Riverford Wicked Leeks

exfoliants & impetuous farmers

Last week, as a grim dawn crept into a bleak Vendéean field, we started planting the first lettuce of the season on our farm in France. After a little sun, it was dry enough to set up the cloche-style mini tunnels that will protect the plants from the worst of the frost, wind and rain. All being well, these green Batavia lettuces will be in your boxes in early April, as we enter the depths of the UK hungry gap.

Last spring, gripped by an irrational enthusiasm and optimism, I decided to plant 5000 loofahs. I, like most, had assumed these sponge-like exfoliants once found in any self respecting middle class bathroom were harvested from a coral reef.
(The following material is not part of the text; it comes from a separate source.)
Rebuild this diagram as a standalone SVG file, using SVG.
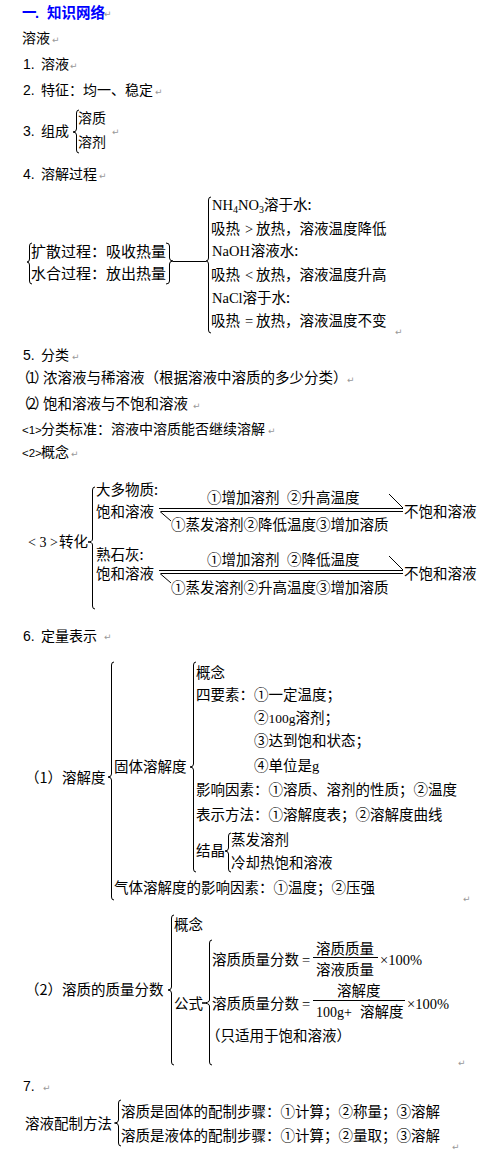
<svg xmlns="http://www.w3.org/2000/svg" width="489" height="1175" viewBox="0 0 489 1175">
<style>
.t{font-family:"Noto Sans CJK SC",sans-serif;font-size:14.5px;fill:#000}
.s14{font-size:14px}
.s15{font-size:15px}
.l{font-family:"Liberation Serif","Noto Sans CJK SC",serif}
.n{font-family:"Liberation Sans","Noto Sans CJK SC",sans-serif}
.ttl{font-weight:bold;fill:#0000ff}
.pm{font-family:"DejaVu Sans",sans-serif;font-size:9px;fill:#999}
.br{fill:none;stroke:#000;stroke-width:1}
.ln{fill:none;stroke:#000;stroke-width:1}
</style>
<rect width="489" height="1175" fill="#fff"/>

<g id="title"><text class="t ttl" x="22" y="18">一<tspan class="n" x="35">.</tspan><tspan x="47">知识网络</tspan></text></g>
<g id="rongye"><text class="t s14" x="22" y="43">溶液</text></g>
<g id="item1"><text class="t s14" y="69"><tspan class="n" x="23">1.</tspan><tspan x="41">溶液</tspan></text></g>
<g id="item2"><text class="t s14" y="95"><tspan class="n" x="23">2.</tspan><tspan x="41">特征：均一、稳定</tspan></text></g>
<g id="item3"><text class="t s14" y="136"><tspan class="n" x="23">3.</tspan><tspan x="41">组成</tspan></text></g>
<g id="item3a"><text class="t s14" x="78" y="123">溶质</text></g>
<g id="item3b"><text class="t s14" x="78" y="147">溶剂</text></g>
<g id="item4"><text class="t s14" y="179"><tspan class="n" x="23">4.</tspan><tspan x="41">溶解过程</tspan></text></g>

<g id="kuosan"><text class="t s15" x="31" y="257">扩散过程：吸收热量</text></g>
<g id="shuihe"><text class="t s15" x="31" y="279">水合过程：放出热量</text></g>
<g id="nh4no3"><text class="t" y="210"><tspan class="l" x="212">NH</tspan><tspan class="l" font-size="10" dy="3">4</tspan><tspan class="l" dy="-3">NO</tspan><tspan class="l" font-size="10" dy="3">3</tspan><tspan dy="-3">溶于水:</tspan></text></g>
<g id="xr1"><text class="t" y="234"><tspan x="211">吸热</tspan><tspan class="l" x="245">&gt;</tspan><tspan x="256">放热，溶液温度降低</tspan></text></g>
<g id="naoh"><text class="t" y="256"><tspan class="l" x="212">NaOH</tspan><tspan dx="1">溶液水:</tspan></text></g>
<g id="xr2"><text class="t" y="280"><tspan x="211">吸热</tspan><tspan class="l" x="245">&lt;</tspan><tspan x="256">放热，溶液温度升高</tspan></text></g>
<g id="nacl"><text class="t" y="303"><tspan class="l" x="212">NaCl</tspan><tspan>溶于水:</tspan></text></g>
<g id="xr3"><text class="t" y="326"><tspan x="211">吸热</tspan><tspan class="l" x="245">=</tspan><tspan x="256">放热，溶液温度不变</tspan></text></g>

<g id="item5"><text class="t s14" y="360"><tspan class="n" x="23">5.</tspan><tspan x="41">分类</tspan></text></g>
<g id="item5-1"><text class="t" y="383" x="16 28 34 43">（1）浓溶液与稀溶液（根据溶液中溶质的多少分类）</text></g>
<g id="item5-2"><text class="t" y="409" x="16 28 34 43">（2）饱和溶液与不饱和溶液</text></g>
<g id="std"><text class="t s14" y="434"><tspan class="n" font-size="11.5" x="22">&lt;1&gt;</tspan><tspan x="41">分类标准：溶液中溶质能否继续溶解</tspan></text></g>
<g id="concept"><text class="t s14" y="457"><tspan class="n" font-size="11.5" x="22">&lt;2&gt;</tspan><tspan x="41">概念</tspan></text></g>

<g id="zhuanhua"><text class="t" y="547"><tspan class="l" font-size="14" x="28">&lt; 3 &gt;</tspan><tspan x="59">转化</tspan></text></g>
<g id="dwz"><text class="t" x="96" y="495">大多物质:</text></g>
<g id="bh1"><text class="t" x="96" y="517">饱和溶液</text></g>
<g id="up1"><text class="t" y="503"><tspan x="207">①增加溶剂</tspan><tspan x="287">②升高温度</tspan></text></g>
<g id="dn1"><text class="t" x="171" y="530">①蒸发溶剂②降低温度③增加溶质</text></g>
<g id="bbh1"><text class="t" x="404" y="517">不饱和溶液</text></g>
<g id="ssh"><text class="t" x="96" y="560">熟石灰:</text></g>
<g id="bh2"><text class="t" x="96" y="579">饱和溶液</text></g>
<g id="up2"><text class="t" y="565"><tspan x="207">①增加溶剂</tspan><tspan x="287">②降低温度</tspan></text></g>
<g id="dn2"><text class="t" x="171" y="593">①蒸发溶剂②升高温度③增加溶质</text></g>
<g id="bbh2"><text class="t" x="404" y="579">不饱和溶液</text></g>

<g id="item6"><text class="t s14" y="641"><tspan class="n" x="23">6.</tspan><tspan x="41">定量表示</tspan></text></g>
<g id="rjd"><text class="t" y="783"><tspan x="25">（1）</tspan><tspan x="62">溶解度</tspan></text></g>
<g id="gtrjd"><text class="t" x="114" y="772">固体溶解度</text></g>
<g id="gn1"><text class="t" x="196" y="678">概念</text></g>
<g id="sys"><text class="t" y="700"><tspan x="196">四要素：</tspan><tspan x="254">①一定温度；</tspan></text></g>
<g id="sys2"><text class="t" y="723"><tspan x="254">②</tspan><tspan class="l" font-size="13.5">100g</tspan><tspan>溶剂；</tspan></text></g>
<g id="sys3"><text class="t" x="254" y="746">③达到饱和状态；</text></g>
<g id="sys4"><text class="t" y="771"><tspan x="254">④单位是</tspan><tspan class="l">g</tspan></text></g>
<g id="yxys"><text class="t" x="196" y="795">影响因素：①溶质、溶剂的性质；②温度</text></g>
<g id="bsff"><text class="t" x="196" y="820">表示方法：①溶解度表；②溶解度曲线</text></g>
<g id="jj"><text class="t" x="196" y="856">结晶</text></g>
<g id="zfrj"><text class="t" x="231" y="845">蒸发溶剂</text></g>
<g id="lqr"><text class="t" x="231" y="868">冷却热饱和溶液</text></g>
<g id="qtrjd"><text class="t" x="114" y="893">气体溶解度的影响因素：①温度；②压强</text></g>

<g id="zlfs"><text class="t" y="995"><tspan x="25">（2）</tspan><tspan x="62">溶质的质量分数</tspan></text></g>
<g id="gn2"><text class="t" x="174" y="930">概念</text></g>
<g id="gs"><text class="t" x="174" y="1009">公式</text></g>
<g id="f1"><text class="t" y="965"><tspan x="212">溶质质量分数</tspan><tspan class="l" x="302">=</tspan></text>
<text class="t" x="316" y="954">溶质质量</text><text class="t" x="316" y="975">溶液质量</text>
<text class="t l" font-size="14" x="380" y="965">×100%</text></g>
<g id="f2"><text class="t" y="1009"><tspan x="212">溶质质量分数</tspan><tspan class="l" x="302">=</tspan></text>
<text class="t" x="337" y="996">溶解度</text><text class="t" y="1017"><tspan class="l" font-size="14" x="316">100g+</tspan><tspan x="360">溶解度</tspan></text>
<text class="t l" font-size="14" x="407" y="1009">×100%</text></g>
<g id="zsy"><text class="t" x="206" y="1041">（只适用于饱和溶液）</text></g>

<g id="item7"><text class="t n s14" x="23" y="1091">7.</text></g>
<g id="pzff"><text class="t" x="25" y="1129">溶液配制方法</text></g>
<g id="pz1"><text class="t" x="121" y="1117">溶质是固体的配制步骤：①计算；②称量；③溶解</text></g>
<g id="pz2"><text class="t" x="121" y="1141">溶质是液体的配制步骤：①计算；②量取；③溶解</text></g>

<g id="marks" class="pm">
<text x="104" y="17">↵</text><text x="52" y="43">↵</text><text x="70" y="69">↵</text><text x="155" y="95">↵</text>
<text x="112" y="135">↵</text><text x="99" y="179">↵</text><text x="395" y="335">↵</text><text x="72" y="360">↵</text>
<text x="347" y="383">↵</text><text x="193" y="409">↵</text><text x="268" y="434">↵</text><text x="71" y="457">↵</text>
<text x="104" y="640">↵</text><text x="463" y="902">↵</text><text x="458" y="1066">↵</text><text x="43" y="1091">↵</text>
<text x="452" y="1150">↵</text>
</g>

<g id="connectors">
<path class="br" d="M79,110 Q76.5,110 76.5,113 L76.5,129 Q76.5,132 73,132 Q76.5,132 76.5,135 L76.5,150 Q76.5,153 79,153"/>
<path class="br" d="M32,243 Q29.5,243 29.5,246 L29.5,259 Q29.5,262 27,262 Q29.5,262 29.5,265 L29.5,281 Q29.5,284 32,284"/>
<path class="br" d="M166,243 Q169.5,243 169.5,246 L169.5,258 Q169.5,261 173,261 Q169.5,261 169.5,264 L169.5,281 Q169.5,284 166,284"/>
<path class="ln" d="M173,261.5 H206"/>
<path class="br" d="M211,197 Q208.5,197 208.5,200 L208.5,258 Q208.5,261 206,261 Q208.5,261 208.5,264 L208.5,330 Q208.5,333 211,333"/>
<path class="br" d="M95,487 Q92.5,487 92.5,490 L92.5,539 Q92.5,542 88,542 Q92.5,542 92.5,545 L92.5,606 Q92.5,609 95,609"/>
<path class="ln" d="M159,508.5 H403 M161,511.5 H403 M389,494 L403,508 M160,511.5 L171,521"/>
<path class="ln" d="M159,570.5 H403 M161,573.5 H403 M389,556 L403,570 M160,573.5 L171,583"/>
<path class="br" d="M114,662 Q111.5,662 111.5,665 L111.5,774 Q111.5,777 108,777 Q111.5,777 111.5,780 L111.5,897 Q111.5,900 114,900"/>
<path class="br" d="M196,662 Q193.5,662 193.5,665 L193.5,764 Q193.5,767 190,767 Q193.5,767 193.5,770 L193.5,869 Q193.5,872 196,872"/>
<path class="br" d="M231,833 Q228.5,833 228.5,836 L228.5,848 Q228.5,851 225,851 Q228.5,851 228.5,854 L228.5,869 Q228.5,872 231,872"/>
<path class="br" d="M174,915 Q171.5,915 171.5,918 L171.5,987 Q171.5,990 168,990 Q171.5,990 171.5,993 L171.5,1062 Q171.5,1065 174,1065"/>
<path class="br" d="M212,940 Q209.5,940 209.5,943 L209.5,1000 Q209.5,1003 202,1003 Q209.5,1003 209.5,1006 L209.5,1062 Q209.5,1065 212,1065"/>
<path class="ln" d="M313,957.5 H378 M313,1000.5 H405"/>
<path class="br" d="M121,1100 Q118.5,1100 118.5,1103 L118.5,1120 Q118.5,1123 114.5,1123 Q118.5,1123 118.5,1126 L118.5,1143 Q118.5,1146 121,1146"/>
</g>
</svg>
When I found one hanging in a Spanish greenhouse and discovered they were, in fact an over mature cucumber relative, I was intrigued; when various wacky Californian websites suggested they would grow in the Vendée I became obsessed and before my staff could restrain me, 5000 plants were ordered. To my delight, they grew like weeds, clambering over the peppers, wrapping themselves around the greenhouse steels and dangling from the roof.

As the fruits mature the flesh dries out and, after removing the skin and seeds (a highly satisfying process), you are left with the skeletal fibre of a loofah. Sadly only 10% reached this stage, making the project a financial disaster. Why couldn’t I do a small trial like a sensible adult? Idiot. Thankfully there’s only one of me and at 53 I’m finally learning the folly of indulging untamed impatience.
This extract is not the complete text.